◆ **GOAL**:
Return every line below as is, leaving out the pictures.

= = = = =

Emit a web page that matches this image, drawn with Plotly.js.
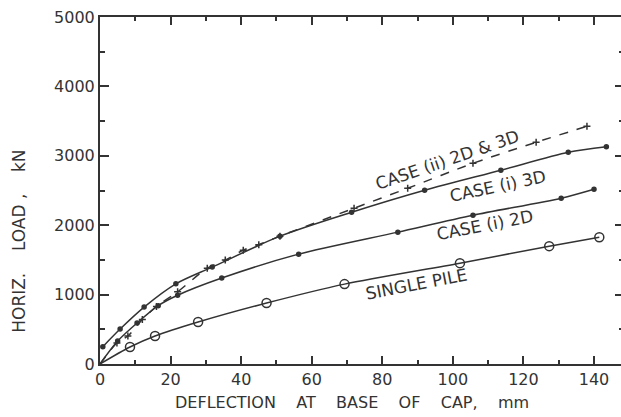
<!DOCTYPE html>
<html>
<head>
<meta charset="utf-8">
<script src="https://cdn.plot.ly/plotly-3.0.1.min.js"></script>
<style>
html,body{margin:0;padding:0;overflow:hidden;background:#fff;}
#chart{width:624px;height:417px;}
</style>
</head>
<body>
<div id="chart"></div>
<script>
// Data
const pileX = [0, 8.5, 15.6, 27.8, 47.2, 69.3, 102, 127.3, 141.5];
const pileY = [0, 245, 403, 604, 878, 1151, 1453, 1698, 1827];

const case2dX = [0, 5, 10.5, 16.5, 22, 34.5, 56.3, 84.4, 105.7, 130.7, 140];
const case2dY = [0, 330, 590, 840, 990, 1238, 1583, 1900, 2144, 2389, 2518];

const case3dX = [0.8, 5.7, 12.5, 21.5, 31.8, 51, 71.3, 92, 113.6, 132.7, 143.5];
const case3dY = [250, 504, 820, 1155, 1396, 1842, 2187, 2504, 2792, 3051, 3130];

const case2X = [0, 4.8, 7.9, 12, 16, 22, 30.4, 35.5, 40.6, 45, 51, 72, 87.2, 105.7, 123.6, 138];
const case2Y = [0, 302, 403, 640, 830, 1040, 1381, 1497, 1640, 1720, 1842, 2245, 2533, 2892, 3195, 3425];

const xRange = [0, 148.5], yRange = [0, 5000];
const xTickStep = 20, xMinorStep = 10;
const yTickStep = 1000, yMinorStep = 500;

const labels = [
  {text: 'CASE (ii) 2D & 3D', x: 98.3, y: 2940, angle: -19},
  {text: 'CASE (i) 3D', x: 112.8, y: 2565, angle: -12},
  {text: 'CASE (i) 2D', x: 109.1, y: 2003, angle: -11},
  {text: 'SINGLE PILE', x: 89.8, y: 1153, angle: -11}
];

const ink = '#333333';
const FONT = 'DejaVu Sans, sans-serif';

function lineTrace(x, y, dash, w) {
  return {x: x, y: y, mode: 'lines', type: 'scatter', hoverinfo: 'skip',
    line: {color: ink, width: w, dash: dash, shape: 'spline', smoothing: 0.8}, showlegend: false};
}
function markTrace(x, y, sym, size) {
  return {x: x, y: y, mode: 'markers', type: 'scatter', hoverinfo: 'skip',
    marker: {symbol: sym, size: size, color: ink, line: {color: ink, width: 1.5}}, showlegend: false};
}

const traces = [
  lineTrace(pileX, pileY, 'solid', 1.5),
  markTrace(pileX.slice(1), pileY.slice(1), 'circle-open', 9),
  lineTrace(case2dX, case2dY, 'solid', 1.5),
  markTrace(case2dX.slice(1), case2dY.slice(1), 'circle', 4),
  lineTrace(case3dX, case3dY, 'solid', 1.5),
  markTrace(case3dX, case3dY, 'circle', 4),
  lineTrace(case2X, case2Y, 'dash', 1.5),
  markTrace(case2X.slice(1), case2Y.slice(1), 'cross-thin', 5)
];

const sp4 = '\u00a0\u00a0\u00a0\u00a0';
const annotations = labels.map(l => ({
  text: l.text, x: l.x, y: l.y, xref: 'x', yref: 'y', showarrow: false,
  textangle: l.angle, font: {family: FONT, size: 17, color: ink}
}));
annotations.push({
  text: 'DEFLECTION' + sp4 + 'AT' + sp4 + 'BASE' + sp4 + 'OF' + sp4 + 'CAP,' + sp4 + 'mm',
  xref: 'paper', yref: 'paper', x: 0.48, y: -0.112, xanchor: 'center', yanchor: 'middle',
  showarrow: false, font: {family: FONT, size: 16, color: ink}
});
annotations.push({
  text: 'HORIZ.' + sp4 + 'LOAD\u00a0,' + sp4 + 'kN',
  xref: 'paper', yref: 'paper', x: -0.155, y: 0.3545, xanchor: 'center', yanchor: 'middle',
  textangle: -90, showarrow: false, font: {family: FONT, size: 17, color: ink}
});

const layout = {
  width: 624, height: 417,
  margin: {l: 100, r: 0, t: 17, b: 53},
  xaxis: {
    range: xRange, tickmode: 'linear', tick0: 0, dtick: xTickStep,
    ticks: 'inside', ticklen: 8, tickwidth: 2, tickcolor: ink,
    showline: true, linecolor: ink, linewidth: 2, mirror: 'allticks',
    showgrid: false, zeroline: false,
    minor: {tickmode: 'linear', tick0: 0, dtick: xMinorStep, ticks: 'inside', ticklen: 4, tickwidth: 2, tickcolor: ink, showgrid: false},
    tickfont: {family: FONT, size: 16, color: ink}
  },
  yaxis: {
    range: yRange, tickmode: 'linear', tick0: 0, dtick: yTickStep,
    ticks: 'inside', ticklen: 9, tickwidth: 2, tickcolor: ink,
    showline: true, linecolor: ink, linewidth: 2, mirror: 'allticks',
    showgrid: false, zeroline: false,
    minor: {tickmode: 'linear', tick0: 0, dtick: yMinorStep, ticks: 'inside', ticklen: 5, tickwidth: 2, tickcolor: ink, showgrid: false},
    tickfont: {family: FONT, size: 16, color: ink}
  },
  annotations: annotations
};

Plotly.newPlot('chart', traces, layout, {staticPlot: true});
</script>
</body>
</html>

= = = = =

◆ **WRITTEN SOLUTION**:
Emit a web page that matches this image, drawn with Plotly.js.
<!DOCTYPE html>
<html>
<head>
<meta charset="utf-8">
<script src="https://cdn.plot.ly/plotly-3.0.1.min.js"></script>
<style>
html,body{margin:0;padding:0;overflow:hidden;background:#fff;}
#chart{width:624px;height:417px;}
</style>
</head>
<body>
<div id="chart"></div>
<script>
// Data
const pileX = [0, 8.5, 15.6, 27.8, 47.2, 69.3, 102, 127.3, 141.5];
const pileY = [0, 245, 403, 604, 878, 1151, 1453, 1698, 1827];

const case2dX = [0, 5, 10.5, 16.5, 22, 34.5, 56.3, 84.4, 105.7, 130.7, 140];
const case2dY = [0, 330, 590, 840, 990, 1238, 1583, 1900, 2144, 2389, 2518];

const case3dX = [0.8, 5.7, 12.5, 21.5, 31.8, 51, 71.3, 92, 113.6, 132.7, 143.5];
const case3dY = [250, 504, 820, 1155, 1396, 1842, 2187, 2504, 2792, 3051, 3130];

const case2X = [0, 4.8, 7.9, 12, 16, 22, 30.4, 35.5, 40.6, 45, 51, 72, 87.2, 105.7, 123.6, 138];
const case2Y = [0, 302, 403, 640, 830, 1040, 1381, 1497, 1640, 1720, 1842, 2245, 2533, 2892, 3195, 3425];

const xRange = [0, 148.5], yRange = [0, 5000];
const xTickStep = 20, xMinorStep = 10;
const yTickStep = 1000, yMinorStep = 500;

const labels = [
  {text: 'CASE (ii) 2D & 3D', x: 98.3, y: 2940, angle: -19},
  {text: 'CASE (i) 3D', x: 112.8, y: 2565, angle: -12},
  {text: 'CASE (i) 2D', x: 109.1, y: 2003, angle: -11},
  {text: 'SINGLE PILE', x: 89.8, y: 1153, angle: -11}
];

const ink = '#333333';
const FONT = 'DejaVu Sans, sans-serif';

function lineTrace(x, y, dash, w) {
  return {x: x, y: y, mode: 'lines', type: 'scatter', hoverinfo: 'skip',
    line: {color: ink, width: w, dash: dash, shape: 'spline', smoothing: 0.8}, showlegend: false};
}
function markTrace(x, y, sym, size) {
  return {x: x, y: y, mode: 'markers', type: 'scatter', hoverinfo: 'skip',
    marker: {symbol: sym, size: size, color: ink, line: {color: ink, width: 1.5}}, showlegend: false};
}

const traces = [
  lineTrace(pileX, pileY, 'solid', 1.5),
  markTrace(pileX.slice(1), pileY.slice(1), 'circle-open', 9),
  lineTrace(case2dX, case2dY, 'solid', 1.5),
  markTrace(case2dX.slice(1), case2dY.slice(1), 'circle', 4),
  lineTrace(case3dX, case3dY, 'solid', 1.5),
  markTrace(case3dX, case3dY, 'circle', 4),
  lineTrace(case2X, case2Y, 'dash', 1.5),
  markTrace(case2X.slice(1), case2Y.slice(1), 'cross-thin', 5)
];

const sp4 = '\u00a0\u00a0\u00a0\u00a0';
const annotations = labels.map(l => ({
  text: l.text, x: l.x, y: l.y, xref: 'x', yref: 'y', showarrow: false,
  textangle: l.angle, font: {family: FONT, size: 17, color: ink}
}));
annotations.push({
  text: 'DEFLECTION' + sp4 + 'AT' + sp4 + 'BASE' + sp4 + 'OF' + sp4 + 'CAP,' + sp4 + 'mm',
  xref: 'paper', yref: 'paper', x: 0.48, y: -0.112, xanchor: 'center', yanchor: 'middle',
  showarrow: false, font: {family: FONT, size: 16, color: ink}
});
annotations.push({
  text: 'HORIZ.' + sp4 + 'LOAD\u00a0,' + sp4 + 'kN',
  xref: 'paper', yref: 'paper', x: -0.155, y: 0.3545, xanchor: 'center', yanchor: 'middle',
  textangle: -90, showarrow: false, font: {family: FONT, size: 17, color: ink}
});

const layout = {
  width: 624, height: 417,
  margin: {l: 100, r: 0, t: 17, b: 53},
  xaxis: {
    range: xRange, tickmode: 'linear', tick0: 0, dtick: xTickStep,
    ticks: 'inside', ticklen: 8, tickwidth: 2, tickcolor: ink,
    showline: true, linecolor: ink, linewidth: 2, mirror: 'allticks',
    showgrid: false, zeroline: false,
    minor: {tickmode: 'linear', tick0: 0, dtick: xMinorStep, ticks: 'inside', ticklen: 4, tickwidth: 2, tickcolor: ink, showgrid: false},
    tickfont: {family: FONT, size: 16, color: ink}
  },
  yaxis: {
    range: yRange, tickmode: 'linear', tick0: 0, dtick: yTickStep,
    ticks: 'inside', ticklen: 9, tickwidth: 2, tickcolor: ink,
    showline: true, linecolor: ink, linewidth: 2, mirror: 'allticks',
    showgrid: false, zeroline: false,
    minor: {tickmode: 'linear', tick0: 0, dtick: yMinorStep, ticks: 'inside', ticklen: 5, tickwidth: 2, tickcolor: ink, showgrid: false},
    tickfont: {family: FONT, size: 16, color: ink}
  },
  annotations: annotations
};

Plotly.newPlot('chart', traces, layout, {staticPlot: true});
</script>
</body>
</html>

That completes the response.